France – Angleterre: une saveur particulière
Ce tournoi est remporté par l’Irlande, la France termine deuxième, elle qui n’a jamais encore remporté le trophée. Il faudra attendre 1959 pour que la France remporte son premier tournoi des V Nations. Malgré une défaite face à la redoutable équipe iralandaise à Dublin, la France termine pour la première fois seule vainqueur du tournoi (elle avait terminé en tête ex aecquo en 1955 avec le Pays de Galles et en 1954 avec l’Angleterre et le Pays de Galles.)
Un match entre le XV de France et le XV de la Rose n’est jamais un match comme les autres. Cette rencontre a donné lieu à d’autres rencontres de haut niveau.
19 février 1977, Twickenham. La France se rend à Twickenham après une victoire en terre galloise. L’Angleterre n’est que l’ombre d’elle-même après avoir remporté l’année précèdante la cuillère de bois. Pourtant c’est d’ bord dans les tabloids anglais que le match se fera. Qualifiant les Français de « voyous », accusent les avants d’être des animaux d’êtres des « animaux ». Ils demandent même d’abattre Jean-Pierre Bastiata : « Set that Bastiat » (« abattez ce Bastiait »). Il n’en fallait pas plus pour déchainer les supporters anglais qui acceuillent les joueurs français à coups de crachats et d’insultes. Les joueurs du XV de la Rose sont surmotivés pour offrir à leur public cette victoire face au rivale tricolore. Héroiques dérrière, c’est dans une ambiance spéciale voire quelque peu délétère que la France s’impose 4-3 grâce à un essai de François Sangalli, mais également à Alistair Hignell le buteur anglais, qui manquera pas moins de 7 pénalités durant la rencontre.

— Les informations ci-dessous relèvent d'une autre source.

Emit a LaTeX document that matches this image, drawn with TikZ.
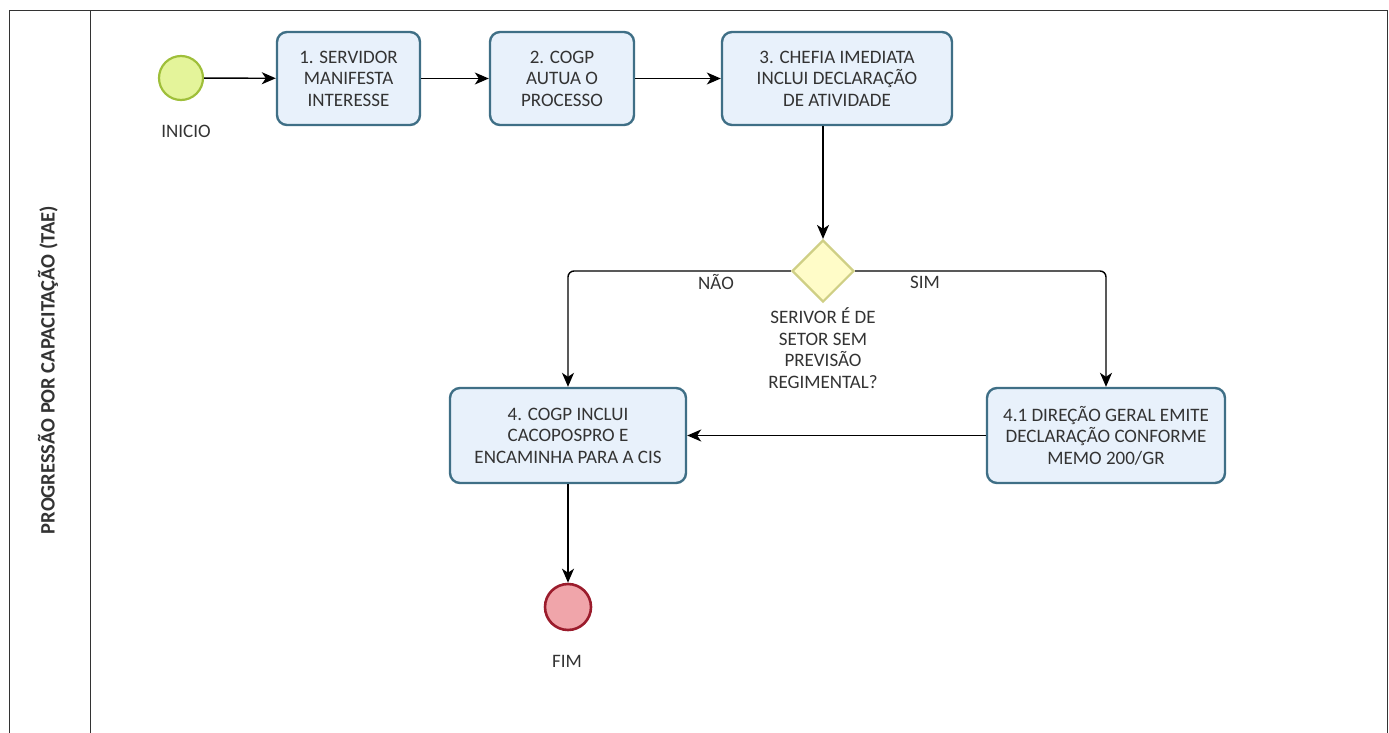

16 novembre 2003, à Sydney France 7 – Angleterre 24. Demie-finale de coupe du monde. La France rêve de soulever le trophée. Mais avant il faudra éliminer le rival anglais. Après avoir gagné très largement face à l’Irlande 43-21, la France arrive avec le plein de confiance et marque un premier essai par l’intermédiaire de Serge Betsen. Pourtant, le pack anglais dominateur et un certain Jonny Wilkinson donnent une large victoire aux Anglais et privent le XV de France d’une finale historique.
13 février 2005 à Twickenham . Angleterre 17 – France 18: Pour ce match du tournoi des VI nations, alors qu’à la pause la France est menée de 11 points (17-6); Dimitri Yachvili sort le grand jeu en seconde période avec un cinglant 12-0. Alors qu’Hodson ne passe aucune de ses tentatives, le demi de mêlée français est en état de grâce pour donner à la France une des victoires les plus rocambolesques des confrontations entre Français et Anglais.
15 mars 2009 à Twickenham. Angleterre 34 – France 10. Alors qu’on disait l’équipe anglaise « sans génie », en panne d’efficacité et au jeu stéréotypé, le XV de la Rose inflige à nos bleus l’une des défaites les plus mémorables de ces dernières années après avoir marqué pas moins de 5 essais en moins de 40 minutes.